### Work to do
Quote the listing below in its entirety, omitting every image.

### Material
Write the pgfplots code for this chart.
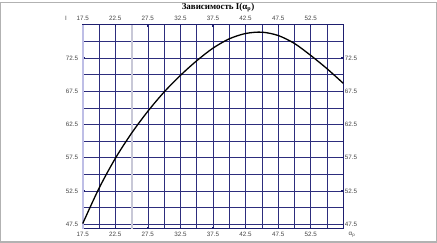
\documentclass[border=0pt]{standalone}
\usepackage{fontspec}
\setmainfont{Liberation Serif}
\setsansfont{Liberation Sans}
\usepackage{pgfplots}
\pgfplotsset{compat=1.18}
\definecolor{gridnavy}{RGB}{45,45,125}
\definecolor{axnavy}{RGB}{30,30,110}
\definecolor{lav}{RGB}{190,190,230}
\definecolor{lgray}{RGB}{200,200,215}
\definecolor{labgray}{RGB}{70,70,70}
\begin{document}
\begin{tikzpicture}[x=1bp,y=1bp]
\path (0,0) rectangle (437,241);
\draw[gray!60, line width=1.2bp] (0.6,0.6) rectangle (436.4,240.4);
\pgfplotsset{
  common/.style={
    at={(82.7bp,14bp)}, anchor=south west, scale only axis,
    width=260.6bp, height=203.7bp,
    xmin=17.5, xmax=57.5, ymin=46.85, ymax=77.5,
    xtick={17.5,22.5,27.5,32.5,37.5,42.5,47.5,52.5},
    ytick={47.5,52.5,57.5,62.5,67.5,72.5},
    ticklabel style={font=\fontsize{6.3}{7}\selectfont\sffamily, text=labgray},
    /pgf/number format/.cd, fixed, fixed zerofill, precision=1, assume math mode=true,
  }
}
\begin{axis}[common,
    minor xtick={20,25,30,35,40,45,50,55},
    minor ytick={50,55,60,65,70,75},
    grid=both,
    major grid style={draw=gridnavy, line width=0.6bp},
    minor grid style={draw=gridnavy, line width=0.6bp},
    axis line style={draw=axnavy, line width=1bp},
    tick align=inside, major tick length=2bp, minor tick length=0bp,
    tick style={draw=axnavy, line width=1.2bp},
    xtick pos=both, ytick pos=both,
    xticklabel pos=lower, yticklabel pos=left,
    xticklabel style={yshift=-0.5bp},
    yticklabel style={xshift=-1bp},
    clip=false,
  ]
  \draw[lgray, line width=2bp] (axis cs:25,46.85) -- (axis cs:25,77.5);
  \draw[lav, line width=2bp] (axis cs:17.5,46.85) -- (axis cs:17.5,77.5);
  \addplot[black, line width=1.3bp, smooth] coordinates {
    (17.5,47.6) (20,52.9) (22.5,57.4) (25,61.2) (27.5,64.5) (30,67.4)
    (32.5,69.9) (35,72.1) (37.5,74.0) (40,75.4) (42.5,76.2) (45,76.4)
    (47.5,75.9) (50,74.7) (52.5,72.9) (55,70.9) (57.5,68.7)
  };
\end{axis}
\begin{axis}[common,
    axis line style={draw=none}, tick style={draw=none},
    xticklabel pos=upper, yticklabel pos=right,
    xticklabel style={yshift=0.5bp},
    yticklabel style={xshift=-2bp},
  ]
\end{axis}
\node[font=\bfseries\fontsize{9}{10}\selectfont, anchor=center] at (218,235) {Зависимость I(α\textsubscript{р})};
\node[font=\fontsize{6.3}{7}\selectfont\sffamily, text=labgray] at (66,224) {I};
\node[font=\fontsize{6.3}{7}\selectfont\sffamily, text=labgray] at (352,8) {α\textsubscript{р}};
\end{tikzpicture}
\end{document}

### Task result
Write the pgfplots code for this chart.
\documentclass[border=0pt]{standalone}
\usepackage{fontspec}
\setmainfont{Liberation Serif}
\setsansfont{Liberation Sans}
\usepackage{pgfplots}
\pgfplotsset{compat=1.18}
\definecolor{gridnavy}{RGB}{45,45,125}
\definecolor{axnavy}{RGB}{30,30,110}
\definecolor{lav}{RGB}{190,190,230}
\definecolor{lgray}{RGB}{200,200,215}
\definecolor{labgray}{RGB}{70,70,70}
\begin{document}
\begin{tikzpicture}[x=1bp,y=1bp]
\path (0,0) rectangle (437,241);
\draw[gray!60, line width=1.2bp] (0.6,0.6) rectangle (436.4,240.4);
\pgfplotsset{
  common/.style={
    at={(82.7bp,14bp)}, anchor=south west, scale only axis,
    width=260.6bp, height=203.7bp,
    xmin=17.5, xmax=57.5, ymin=46.85, ymax=77.5,
    xtick={17.5,22.5,27.5,32.5,37.5,42.5,47.5,52.5},
    ytick={47.5,52.5,57.5,62.5,67.5,72.5},
    ticklabel style={font=\fontsize{6.3}{7}\selectfont\sffamily, text=labgray},
    /pgf/number format/.cd, fixed, fixed zerofill, precision=1, assume math mode=true,
  }
}
\begin{axis}[common,
    minor xtick={20,25,30,35,40,45,50,55},
    minor ytick={50,55,60,65,70,75},
    grid=both,
    major grid style={draw=gridnavy, line width=0.6bp},
    minor grid style={draw=gridnavy, line width=0.6bp},
    axis line style={draw=axnavy, line width=1bp},
    tick align=inside, major tick length=2bp, minor tick length=0bp,
    tick style={draw=axnavy, line width=1.2bp},
    xtick pos=both, ytick pos=both,
    xticklabel pos=lower, yticklabel pos=left,
    xticklabel style={yshift=-0.5bp},
    yticklabel style={xshift=-1bp},
    clip=false,
  ]
  \draw[lgray, line width=2bp] (axis cs:25,46.85) -- (axis cs:25,77.5);
  \draw[lav, line width=2bp] (axis cs:17.5,46.85) -- (axis cs:17.5,77.5);
  \addplot[black, line width=1.3bp, smooth] coordinates {
    (17.5,47.6) (20,52.9) (22.5,57.4) (25,61.2) (27.5,64.5) (30,67.4)
    (32.5,69.9) (35,72.1) (37.5,74.0) (40,75.4) (42.5,76.2) (45,76.4)
    (47.5,75.9) (50,74.7) (52.5,72.9) (55,70.9) (57.5,68.7)
  };
\end{axis}
\begin{axis}[common,
    axis line style={draw=none}, tick style={draw=none},
    xticklabel pos=upper, yticklabel pos=right,
    xticklabel style={yshift=0.5bp},
    yticklabel style={xshift=-2bp},
  ]
\end{axis}
\node[font=\bfseries\fontsize{9}{10}\selectfont, anchor=center] at (218,235) {Зависимость I(α\textsubscript{р})};
\node[font=\fontsize{6.3}{7}\selectfont\sffamily, text=labgray] at (66,224) {I};
\node[font=\fontsize{6.3}{7}\selectfont\sffamily, text=labgray] at (352,8) {α\textsubscript{р}};
\end{tikzpicture}
\end{document}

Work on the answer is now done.